### Exercise instructions
Quote every line of the data below as it stands, omitting pictures.

### Data segment

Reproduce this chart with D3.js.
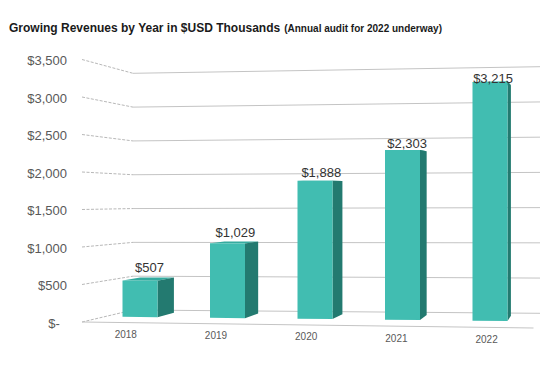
<!DOCTYPE html>
<html><head><meta charset="utf-8">
<script src="https://cdn.jsdelivr.net/npm/d3@7"></script>
<style>body{margin:0;background:#fff}svg{display:block}</style>
</head><body><svg id="c" width="560" height="365"></svg>
<script>
const years = ["2018", "2019", "2020", "2021", "2022"];
const revenues = [507, 1029, 1888, 2303, 3215];
const valueLabels = ["$507", "$1,029", "$1,888", "$2,303", "$3,215"];
const tickValues = [0, 500, 1000, 1500, 2000, 2500, 3000, 3500];
const tickLabels = ["$-\u00A0\u00A0", "$500", "$1,000", "$1,500", "$2,000", "$2,500", "$3,000", "$3,500"];
const titleMain = "Growing Revenues by Year in $USD Thousands";
const titleSub = "(Annual audit for 2022 underway)";

const FONT = "'Liberation Sans', Arial, Helvetica, sans-serif";
const svg = d3.select("#c");
svg.append("rect").attr("width", 560).attr("height", 365).attr("fill", "#fff");

// ---- pseudo-3D geometry built from d3 scales ----
const X0 = 82, X1 = 533.5;
const x = d3.scaleBand().domain(years).range([72.9, 530.7]).paddingInner(0.6).paddingOuter(0.3);
const frontBase = d3.scaleLinear().domain([X0, X1]).range([322, 328]);
const frontTop = d3.scaleLinear().domain([X0, X1]).range([59.5, 54.3]);
const backX = d3.scaleLinear().domain([X0, X1]).range([133, 540]);
const backBase = d3.scaleLinear().domain([133, 540]).range([310, 313.3]);
const backTop = d3.scaleLinear().domain([133, 540]).range([73.3, 66.7]);
const yFront = xf => d3.scaleLinear().domain([0, 3500]).range([frontBase(xf), frontTop(xf)]);
const yBack = xb => d3.scaleLinear().domain([0, 3500]).range([backBase(xb), backTop(xb)]);
function P(xf, val, d) {
  const fy = yFront(xf)(val);
  const bx = backX(xf), by = yBack(bx)(val);
  return [xf + d * (bx - xf), fy + d * (by - fy)];
}
const D1 = 0.45, D2 = 0.81;

// ---- gridlines ----
const grid = svg.append("g");
tickValues.forEach(t => {
  const a = P(X0, t, 0), b = P(X0, t, 1), c = P(X1, t, 1);
  grid.append("line").attr("x1", a[0]).attr("y1", a[1]).attr("x2", b[0]).attr("y2", b[1])
    .attr("stroke", "#b8b8b8").attr("stroke-width", 1).attr("stroke-dasharray", "3,1.5");
  grid.append("line").attr("x1", b[0]).attr("y1", b[1]).attr("x2", c[0]).attr("y2", c[1])
    .attr("stroke", "#c4c4c4").attr("stroke-width", 1);
});
{
  const a = P(X0, 0, 0), b = P(X1, 0, 0);
  grid.append("line").attr("x1", a[0]).attr("y1", a[1]).attr("x2", b[0]).attr("y2", b[1])
    .attr("stroke", "#c4c4c4").attr("stroke-width", 1);
}

// ---- y axis labels ----
svg.append("g").selectAll("text").data(tickValues).join("text")
  .attr("x", 67).attr("y", (t) => P(X0, t, 0)[1] + 1)
  .attr("text-anchor", "end").attr("dominant-baseline", "central")
  .attr("font-family", FONT).attr("font-size", 13).attr("fill", "#595959")
  .style("white-space", "pre")
  .text((t, i) => tickLabels[i]);

// ---- bars ----
const poly = pts => pts.map(p => p.join(",")).join(" ");
const bars = svg.append("g");
years.forEach((yr, i) => {
  const val = revenues[i];
  const xl = x(yr), xr = xl + x.bandwidth();
  const top = [P(xl, val, D1), P(xr, val, D1), P(xr, val, D2), P(xl, val, D2)];
  const side = [P(xr, 0, D1), P(xr, 0, D2), P(xr, val, D2), P(xr, val, D1)];
  const front = [P(xl, 0, D1), P(xr, 0, D1), P(xr, val, D1), P(xl, val, D1)];
  bars.append("polygon").attr("points", poly(top)).attr("fill", "#36ab9f");
  bars.append("polygon").attr("points", poly(side)).attr("fill", "#237a70");
  bars.append("polygon").attr("points", poly(front)).attr("fill", "#41bdb1");
});

// ---- value labels ----
svg.append("g").selectAll("text").data(years).join("text")
  .attr("x", (yr) => P(x(yr) + x.bandwidth() / 2, 0, (D1 + D2) / 2)[0] + 1)
  .attr("y", (yr, i) => P(x(yr) + x.bandwidth() / 2, revenues[i], 1)[1] - 4)
  .attr("text-anchor", "middle")
  .attr("font-family", FONT).attr("font-size", 13).attr("fill", "#333")
  .text((yr, i) => valueLabels[i]);

// ---- category labels ----
svg.append("g").selectAll("text").data(years).join("text")
  .attr("x", (yr) => P(x(yr) + x.bandwidth() / 2, 0, 0.15)[0])
  .attr("y", (yr) => P(x(yr) + x.bandwidth() / 2, 0, 0)[1] + 12)
  .attr("text-anchor", "middle").attr("dominant-baseline", "central")
  .attr("font-family", FONT).attr("font-size", 10).attr("fill", "#595959")
  .text(yr => yr);

// ---- title ----
const title = svg.append("text").attr("x", 9).attr("y", 32)
  .attr("font-family", FONT).attr("font-weight", "bold").attr("fill", "#1a1a1a");
title.append("tspan").attr("font-size", 12).text(titleMain);
title.append("tspan").attr("font-size", 10).attr("dx", 4).text(titleSub);
</script>
</body></html>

### Solution
Reproduce this chart with D3.js.
<!DOCTYPE html>
<html><head><meta charset="utf-8">
<script src="https://cdn.jsdelivr.net/npm/d3@7"></script>
<style>body{margin:0;background:#fff}svg{display:block}</style>
</head><body><svg id="c" width="560" height="365"></svg>
<script>
const years = ["2018", "2019", "2020", "2021", "2022"];
const revenues = [507, 1029, 1888, 2303, 3215];
const valueLabels = ["$507", "$1,029", "$1,888", "$2,303", "$3,215"];
const tickValues = [0, 500, 1000, 1500, 2000, 2500, 3000, 3500];
const tickLabels = ["$-\u00A0\u00A0", "$500", "$1,000", "$1,500", "$2,000", "$2,500", "$3,000", "$3,500"];
const titleMain = "Growing Revenues by Year in $USD Thousands";
const titleSub = "(Annual audit for 2022 underway)";

const FONT = "'Liberation Sans', Arial, Helvetica, sans-serif";
const svg = d3.select("#c");
svg.append("rect").attr("width", 560).attr("height", 365).attr("fill", "#fff");

// ---- pseudo-3D geometry built from d3 scales ----
const X0 = 82, X1 = 533.5;
const x = d3.scaleBand().domain(years).range([72.9, 530.7]).paddingInner(0.6).paddingOuter(0.3);
const frontBase = d3.scaleLinear().domain([X0, X1]).range([322, 328]);
const frontTop = d3.scaleLinear().domain([X0, X1]).range([59.5, 54.3]);
const backX = d3.scaleLinear().domain([X0, X1]).range([133, 540]);
const backBase = d3.scaleLinear().domain([133, 540]).range([310, 313.3]);
const backTop = d3.scaleLinear().domain([133, 540]).range([73.3, 66.7]);
const yFront = xf => d3.scaleLinear().domain([0, 3500]).range([frontBase(xf), frontTop(xf)]);
const yBack = xb => d3.scaleLinear().domain([0, 3500]).range([backBase(xb), backTop(xb)]);
function P(xf, val, d) {
  const fy = yFront(xf)(val);
  const bx = backX(xf), by = yBack(bx)(val);
  return [xf + d * (bx - xf), fy + d * (by - fy)];
}
const D1 = 0.45, D2 = 0.81;

// ---- gridlines ----
const grid = svg.append("g");
tickValues.forEach(t => {
  const a = P(X0, t, 0), b = P(X0, t, 1), c = P(X1, t, 1);
  grid.append("line").attr("x1", a[0]).attr("y1", a[1]).attr("x2", b[0]).attr("y2", b[1])
    .attr("stroke", "#b8b8b8").attr("stroke-width", 1).attr("stroke-dasharray", "3,1.5");
  grid.append("line").attr("x1", b[0]).attr("y1", b[1]).attr("x2", c[0]).attr("y2", c[1])
    .attr("stroke", "#c4c4c4").attr("stroke-width", 1);
});
{
  const a = P(X0, 0, 0), b = P(X1, 0, 0);
  grid.append("line").attr("x1", a[0]).attr("y1", a[1]).attr("x2", b[0]).attr("y2", b[1])
    .attr("stroke", "#c4c4c4").attr("stroke-width", 1);
}

// ---- y axis labels ----
svg.append("g").selectAll("text").data(tickValues).join("text")
  .attr("x", 67).attr("y", (t) => P(X0, t, 0)[1] + 1)
  .attr("text-anchor", "end").attr("dominant-baseline", "central")
  .attr("font-family", FONT).attr("font-size", 13).attr("fill", "#595959")
  .style("white-space", "pre")
  .text((t, i) => tickLabels[i]);

// ---- bars ----
const poly = pts => pts.map(p => p.join(",")).join(" ");
const bars = svg.append("g");
years.forEach((yr, i) => {
  const val = revenues[i];
  const xl = x(yr), xr = xl + x.bandwidth();
  const top = [P(xl, val, D1), P(xr, val, D1), P(xr, val, D2), P(xl, val, D2)];
  const side = [P(xr, 0, D1), P(xr, 0, D2), P(xr, val, D2), P(xr, val, D1)];
  const front = [P(xl, 0, D1), P(xr, 0, D1), P(xr, val, D1), P(xl, val, D1)];
  bars.append("polygon").attr("points", poly(top)).attr("fill", "#36ab9f");
  bars.append("polygon").attr("points", poly(side)).attr("fill", "#237a70");
  bars.append("polygon").attr("points", poly(front)).attr("fill", "#41bdb1");
});

// ---- value labels ----
svg.append("g").selectAll("text").data(years).join("text")
  .attr("x", (yr) => P(x(yr) + x.bandwidth() / 2, 0, (D1 + D2) / 2)[0] + 1)
  .attr("y", (yr, i) => P(x(yr) + x.bandwidth() / 2, revenues[i], 1)[1] - 4)
  .attr("text-anchor", "middle")
  .attr("font-family", FONT).attr("font-size", 13).attr("fill", "#333")
  .text((yr, i) => valueLabels[i]);

// ---- category labels ----
svg.append("g").selectAll("text").data(years).join("text")
  .attr("x", (yr) => P(x(yr) + x.bandwidth() / 2, 0, 0.15)[0])
  .attr("y", (yr) => P(x(yr) + x.bandwidth() / 2, 0, 0)[1] + 12)
  .attr("text-anchor", "middle").attr("dominant-baseline", "central")
  .attr("font-family", FONT).attr("font-size", 10).attr("fill", "#595959")
  .text(yr => yr);

// ---- title ----
const title = svg.append("text").attr("x", 9).attr("y", 32)
  .attr("font-family", FONT).attr("font-weight", "bold").attr("fill", "#1a1a1a");
title.append("tspan").attr("font-size", 12).text(titleMain);
title.append("tspan").attr("font-size", 10).attr("dx", 4).text(titleSub);
</script>
</body></html>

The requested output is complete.